● EXERCISE DESCRIPTION
Leave out any pictures and transcribe all other data below exactly.

● SUPPLIED MATERIAL
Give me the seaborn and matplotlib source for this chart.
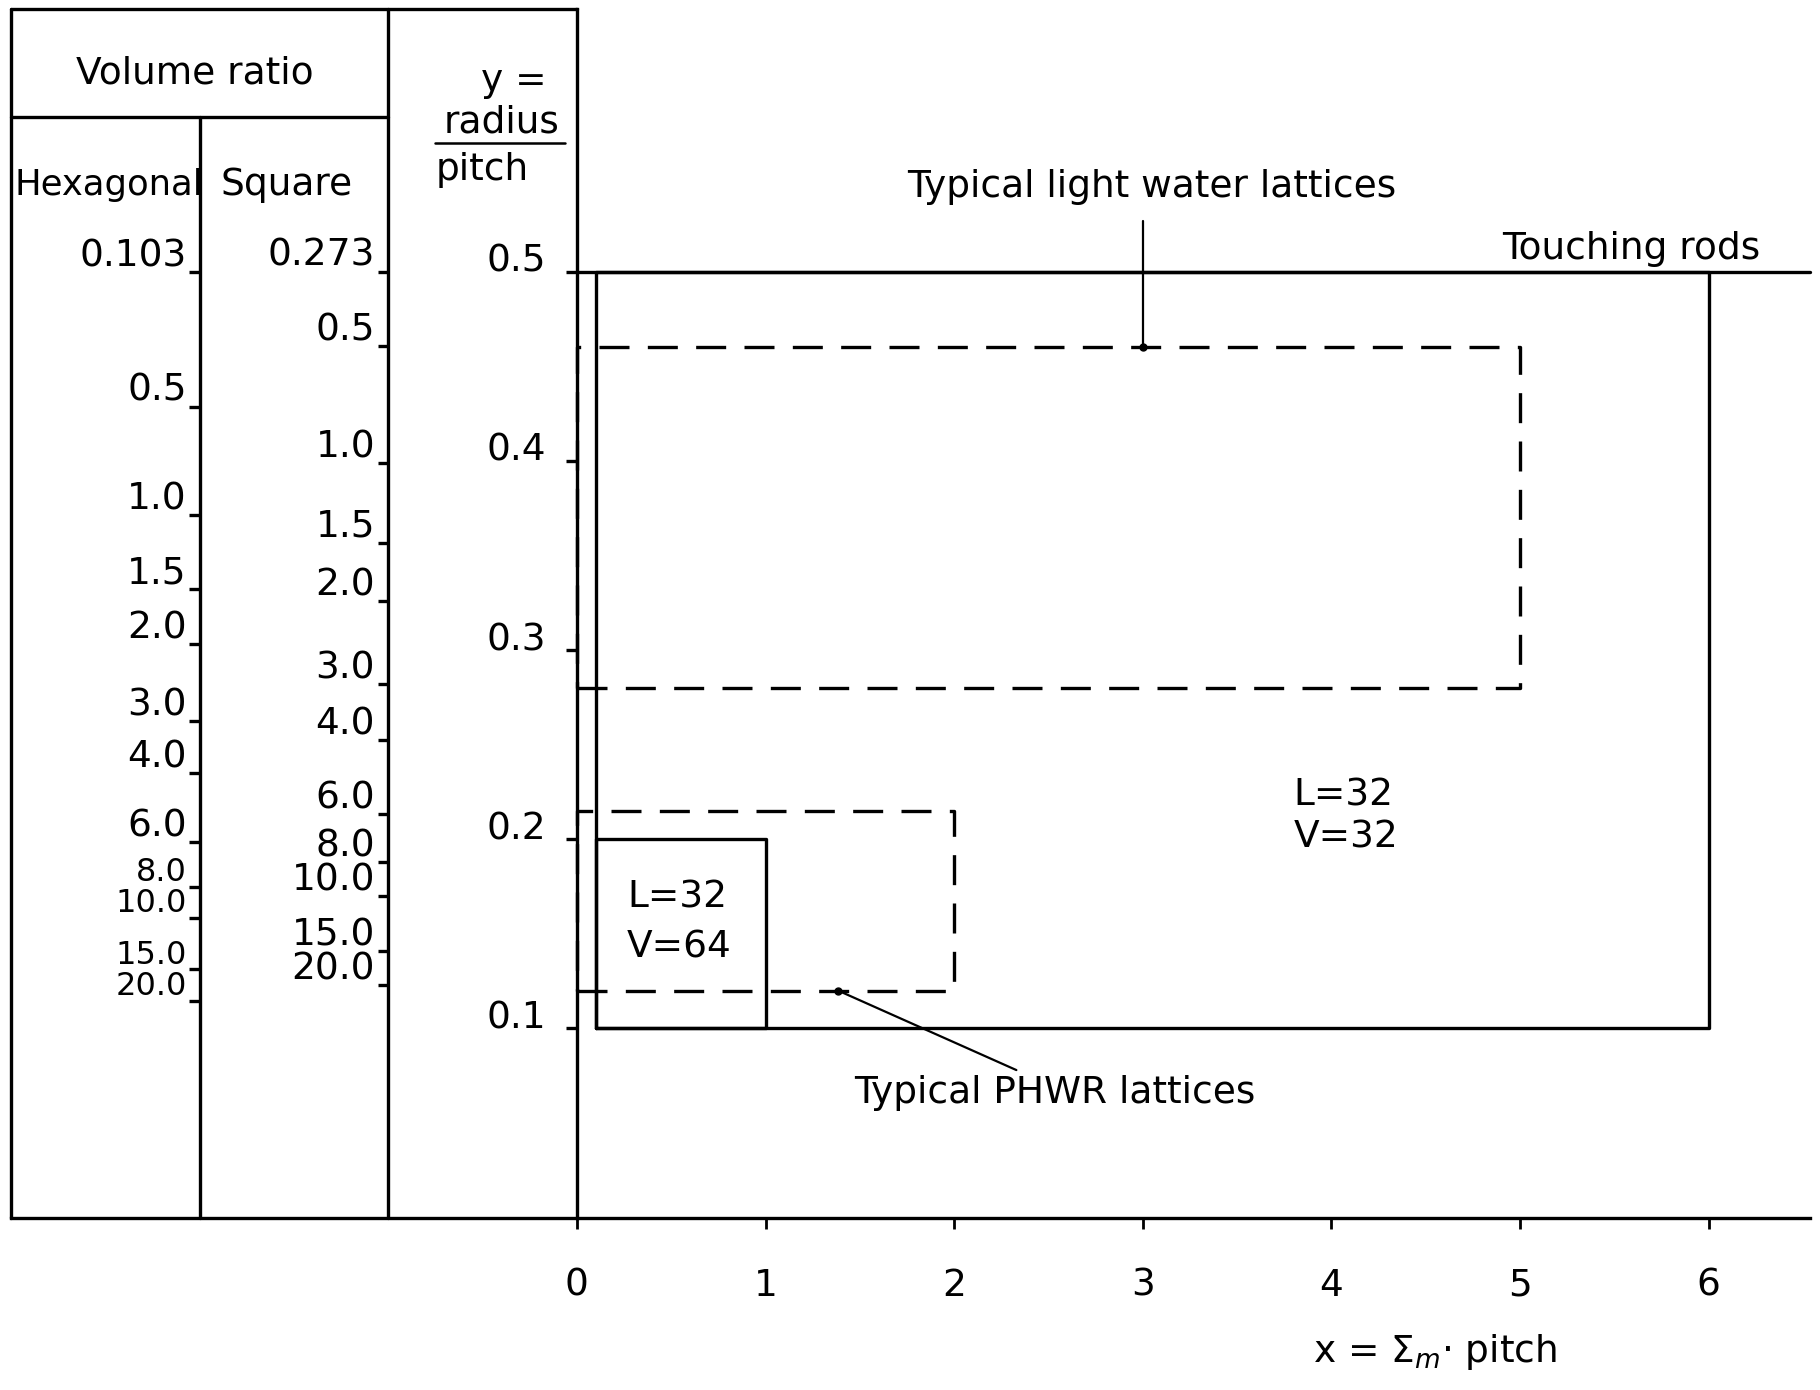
import numpy as np
import pandas as pd
import matplotlib.pyplot as plt
import seaborn as sns

# Volume ratio marks (moderator / fuel) for the two lattice types
hex_ratio = [0.103, 0.5, 1.0, 1.5, 2.0, 3.0, 4.0, 6.0, 8.0, 10.0, 15.0, 20.0]
hex_labels = ['0.103', '0.5', '1.0', '1.5', '2.0', '3.0', '4.0', '6.0', '8.0', '10.0', '15.0', '20.0']
square_ratio = [0.273, 0.5, 1.0, 1.5, 2.0, 3.0, 4.0, 6.0, 8.0, 10.0, 15.0, 20.0]
square_labels = ['0.273', '0.5', '1.0', '1.5', '2.0', '3.0', '4.0', '6.0', '8.0', '10.0', '15.0', '20.0']

# y = radius / pitch, x = Sigma_m * pitch
y_ticks = [0.1, 0.2, 0.3, 0.4, 0.5]
x_ticks = [0, 1, 2, 3, 4, 5, 6]

touching_y = 0.5
l32v32_x = [0.1, 6.0]
l32v32_y = [0.1, 0.5]
l32v64_x = [0.1, 1.0]
l32v64_y = [0.1, 0.2]
lwr_x = [0.0, 5.0]
lwr_y = [0.28, 0.46]
phwr_x = [0.0, 2.0]
phwr_y = [0.12, 0.215]
lwr_point = (3.0, 0.46)
phwr_point = (1.385, 0.12)


# radius/pitch for a given volume ratio
def hex_y(v):
    return np.sqrt(np.sqrt(3) / (2 * np.pi) / (1 + np.asarray(v)))


def square_y(v):
    return np.sqrt(1 / (np.pi * (1 + np.asarray(v))))


def box(xs, ys):
    return pd.DataFrame({'x': [xs[0], xs[1], xs[1], xs[0], xs[0]],
                         'y': [ys[0], ys[0], ys[1], ys[1], ys[0]]})


sns.set_theme(style='ticks')
plt.rcParams['font.family'] = ['DejaVu Sans']
plt.rcParams['font.size'] = 27
plt.rcParams['text.color'] = 'black'
plt.rcParams['xtick.labelcolor'] = 'black'
plt.rcParams['ytick.labelcolor'] = 'black'

fig = plt.figure(figsize=(18.2, 13.9), dpi=100)
ax = fig.add_axes([0, 0, 1, 1])

LW = 2.4
dash = (0, (9, 5.5))
x_end = 6.54
top = 0.6386
head = 0.582

# regions
for xs, ys, ls in [(l32v32_x, l32v32_y, '-'), (l32v64_x, l32v64_y, '-'),
                   (lwr_x, lwr_y, dash), (phwr_x, phwr_y, dash)]:
    sns.lineplot(data=box(xs, ys), x='x', y='y', sort=False, estimator=None,
                 color='black', lw=LW, linestyle=ls, ax=ax)
sns.lineplot(x=[0, x_end], y=[touching_y, touching_y], color='black', lw=LW, ax=ax)

# pointers to the typical lattices
ax.plot([lwr_point[0], lwr_point[0]], [lwr_point[1], 0.527], color='black', lw=1.6)
ax.plot(*lwr_point, 'o', color='black', ms=5)
ax.plot([phwr_point[0], 2.33], [phwr_point[1], 0.078], color='black', lw=1.6)
ax.plot(*phwr_point, 'o', color='black', ms=5)

# table frame on the left
ax.plot([-3.0, 0], [top, top], color='black', lw=LW)
ax.plot([-3.0, -3.0], [0, top], color='black', lw=LW)
ax.plot([-3.0, -1.0], [head, head], color='black', lw=LW)
ax.plot([-2.0, -2.0], [0, head], color='black', lw=LW)
ax.plot([-1.0, -1.0], [0, top], color='black', lw=LW)

ax.hlines(hex_y(hex_ratio), -2.055, -2.0, color='black', lw=LW)
for v, lab in zip(hex_ratio, hex_labels):
    fs = 23 if v >= 8 else 27
    ax.text(-2.07, hex_y(v) + 0.003, lab, ha='right', va='baseline', fontsize=fs)
ax.hlines(square_y(square_ratio), -1.055, -1.0, color='black', lw=LW)
for v, lab in zip(square_ratio, square_labels):
    ax.text(-1.07, square_y(v) + 0.003, lab, ha='right', va='baseline')

ax.text(-2.025, 0.605, 'Volume ratio', ha='center', va='center')
ax.text(-2.98, 0.546, 'Hexagonal', ha='left', va='center', fontsize=25.5)
ax.text(-1.54, 0.546, 'Square', ha='center', va='center')
ax.text(-0.16, 0.601, 'y =', ha='right', va='center')
ax.text(-0.4, 0.579, 'radius', ha='center', va='center')
ax.plot([-0.75, -0.065], [0.568, 0.568], color='black', lw=1.8)
ax.text(-0.75, 0.554, 'pitch', ha='left', va='center')

# annotations
ax.text(3.05, 0.545, 'Typical light water lattices', ha='center', va='center')
ax.text(5.59, 0.512, 'Touching rods', ha='center', va='center')
ax.text(3.8, 0.212, 'L=32\nV=32', ha='left', va='center', linespacing=1.2)
ax.text(0.265, 0.156, 'L=32\nV=64', ha='left', va='center', linespacing=1.5)
ax.text(2.535, 0.066, 'Typical PHWR lattices', ha='center', va='center')
ax.text(4.55, -0.071, r'x = $\Sigma_m$· pitch', ha='center', va='center')

# main axes
sns.despine(ax=ax)
ax.spines['left'].set_position(('data', 0))
ax.spines['left'].set_bounds(0, top)
ax.spines['bottom'].set_position(('data', 0))
ax.spines['bottom'].set_bounds(-3.0, x_end)
for s in ['left', 'bottom']:
    ax.spines[s].set_color('black')
    ax.spines[s].set_linewidth(LW)

ax.set_yticks(y_ticks, labels=[f'{v:.1f}' for v in y_ticks])
ax.set_xticks(x_ticks, labels=[str(v) for v in x_ticks])
ax.tick_params(axis='y', direction='out', length=8, width=LW, pad=14,
               labelsize=27, color='black')
ax.tick_params(axis='x', direction='out', length=8, width=2, pad=28,
               labelsize=27, color='black')
for lbl in ax.get_yticklabels():
    lbl.set_va('baseline')
ax.set_xlabel('')
ax.set_ylabel('')
ax.set_xlim(-3.059, 6.591)
ax.set_ylim(-0.0911, 0.6436)
ax.set_facecolor('white')

fig.savefig('out.png', dpi=100, facecolor='white')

● RESPONSE TO THIS TASK
Give me the seaborn and matplotlib source for this chart.
import numpy as np
import pandas as pd
import matplotlib.pyplot as plt
import seaborn as sns

# Volume ratio marks (moderator / fuel) for the two lattice types
hex_ratio = [0.103, 0.5, 1.0, 1.5, 2.0, 3.0, 4.0, 6.0, 8.0, 10.0, 15.0, 20.0]
hex_labels = ['0.103', '0.5', '1.0', '1.5', '2.0', '3.0', '4.0', '6.0', '8.0', '10.0', '15.0', '20.0']
square_ratio = [0.273, 0.5, 1.0, 1.5, 2.0, 3.0, 4.0, 6.0, 8.0, 10.0, 15.0, 20.0]
square_labels = ['0.273', '0.5', '1.0', '1.5', '2.0', '3.0', '4.0', '6.0', '8.0', '10.0', '15.0', '20.0']

# y = radius / pitch, x = Sigma_m * pitch
y_ticks = [0.1, 0.2, 0.3, 0.4, 0.5]
x_ticks = [0, 1, 2, 3, 4, 5, 6]

touching_y = 0.5
l32v32_x = [0.1, 6.0]
l32v32_y = [0.1, 0.5]
l32v64_x = [0.1, 1.0]
l32v64_y = [0.1, 0.2]
lwr_x = [0.0, 5.0]
lwr_y = [0.28, 0.46]
phwr_x = [0.0, 2.0]
phwr_y = [0.12, 0.215]
lwr_point = (3.0, 0.46)
phwr_point = (1.385, 0.12)


# radius/pitch for a given volume ratio
def hex_y(v):
    return np.sqrt(np.sqrt(3) / (2 * np.pi) / (1 + np.asarray(v)))


def square_y(v):
    return np.sqrt(1 / (np.pi * (1 + np.asarray(v))))


def box(xs, ys):
    return pd.DataFrame({'x': [xs[0], xs[1], xs[1], xs[0], xs[0]],
                         'y': [ys[0], ys[0], ys[1], ys[1], ys[0]]})


sns.set_theme(style='ticks')
plt.rcParams['font.family'] = ['DejaVu Sans']
plt.rcParams['font.size'] = 27
plt.rcParams['text.color'] = 'black'
plt.rcParams['xtick.labelcolor'] = 'black'
plt.rcParams['ytick.labelcolor'] = 'black'

fig = plt.figure(figsize=(18.2, 13.9), dpi=100)
ax = fig.add_axes([0, 0, 1, 1])

LW = 2.4
dash = (0, (9, 5.5))
x_end = 6.54
top = 0.6386
head = 0.582

# regions
for xs, ys, ls in [(l32v32_x, l32v32_y, '-'), (l32v64_x, l32v64_y, '-'),
                   (lwr_x, lwr_y, dash), (phwr_x, phwr_y, dash)]:
    sns.lineplot(data=box(xs, ys), x='x', y='y', sort=False, estimator=None,
                 color='black', lw=LW, linestyle=ls, ax=ax)
sns.lineplot(x=[0, x_end], y=[touching_y, touching_y], color='black', lw=LW, ax=ax)

# pointers to the typical lattices
ax.plot([lwr_point[0], lwr_point[0]], [lwr_point[1], 0.527], color='black', lw=1.6)
ax.plot(*lwr_point, 'o', color='black', ms=5)
ax.plot([phwr_point[0], 2.33], [phwr_point[1], 0.078], color='black', lw=1.6)
ax.plot(*phwr_point, 'o', color='black', ms=5)

# table frame on the left
ax.plot([-3.0, 0], [top, top], color='black', lw=LW)
ax.plot([-3.0, -3.0], [0, top], color='black', lw=LW)
ax.plot([-3.0, -1.0], [head, head], color='black', lw=LW)
ax.plot([-2.0, -2.0], [0, head], color='black', lw=LW)
ax.plot([-1.0, -1.0], [0, top], color='black', lw=LW)

ax.hlines(hex_y(hex_ratio), -2.055, -2.0, color='black', lw=LW)
for v, lab in zip(hex_ratio, hex_labels):
    fs = 23 if v >= 8 else 27
    ax.text(-2.07, hex_y(v) + 0.003, lab, ha='right', va='baseline', fontsize=fs)
ax.hlines(square_y(square_ratio), -1.055, -1.0, color='black', lw=LW)
for v, lab in zip(square_ratio, square_labels):
    ax.text(-1.07, square_y(v) + 0.003, lab, ha='right', va='baseline')

ax.text(-2.025, 0.605, 'Volume ratio', ha='center', va='center')
ax.text(-2.98, 0.546, 'Hexagonal', ha='left', va='center', fontsize=25.5)
ax.text(-1.54, 0.546, 'Square', ha='center', va='center')
ax.text(-0.16, 0.601, 'y =', ha='right', va='center')
ax.text(-0.4, 0.579, 'radius', ha='center', va='center')
ax.plot([-0.75, -0.065], [0.568, 0.568], color='black', lw=1.8)
ax.text(-0.75, 0.554, 'pitch', ha='left', va='center')

# annotations
ax.text(3.05, 0.545, 'Typical light water lattices', ha='center', va='center')
ax.text(5.59, 0.512, 'Touching rods', ha='center', va='center')
ax.text(3.8, 0.212, 'L=32\nV=32', ha='left', va='center', linespacing=1.2)
ax.text(0.265, 0.156, 'L=32\nV=64', ha='left', va='center', linespacing=1.5)
ax.text(2.535, 0.066, 'Typical PHWR lattices', ha='center', va='center')
ax.text(4.55, -0.071, r'x = $\Sigma_m$· pitch', ha='center', va='center')

# main axes
sns.despine(ax=ax)
ax.spines['left'].set_position(('data', 0))
ax.spines['left'].set_bounds(0, top)
ax.spines['bottom'].set_position(('data', 0))
ax.spines['bottom'].set_bounds(-3.0, x_end)
for s in ['left', 'bottom']:
    ax.spines[s].set_color('black')
    ax.spines[s].set_linewidth(LW)

ax.set_yticks(y_ticks, labels=[f'{v:.1f}' for v in y_ticks])
ax.set_xticks(x_ticks, labels=[str(v) for v in x_ticks])
ax.tick_params(axis='y', direction='out', length=8, width=LW, pad=14,
               labelsize=27, color='black')
ax.tick_params(axis='x', direction='out', length=8, width=2, pad=28,
               labelsize=27, color='black')
for lbl in ax.get_yticklabels():
    lbl.set_va('baseline')
ax.set_xlabel('')
ax.set_ylabel('')
ax.set_xlim(-3.059, 6.591)
ax.set_ylim(-0.0911, 0.6436)
ax.set_facecolor('white')

fig.savefig('out.png', dpi=100, facecolor='white')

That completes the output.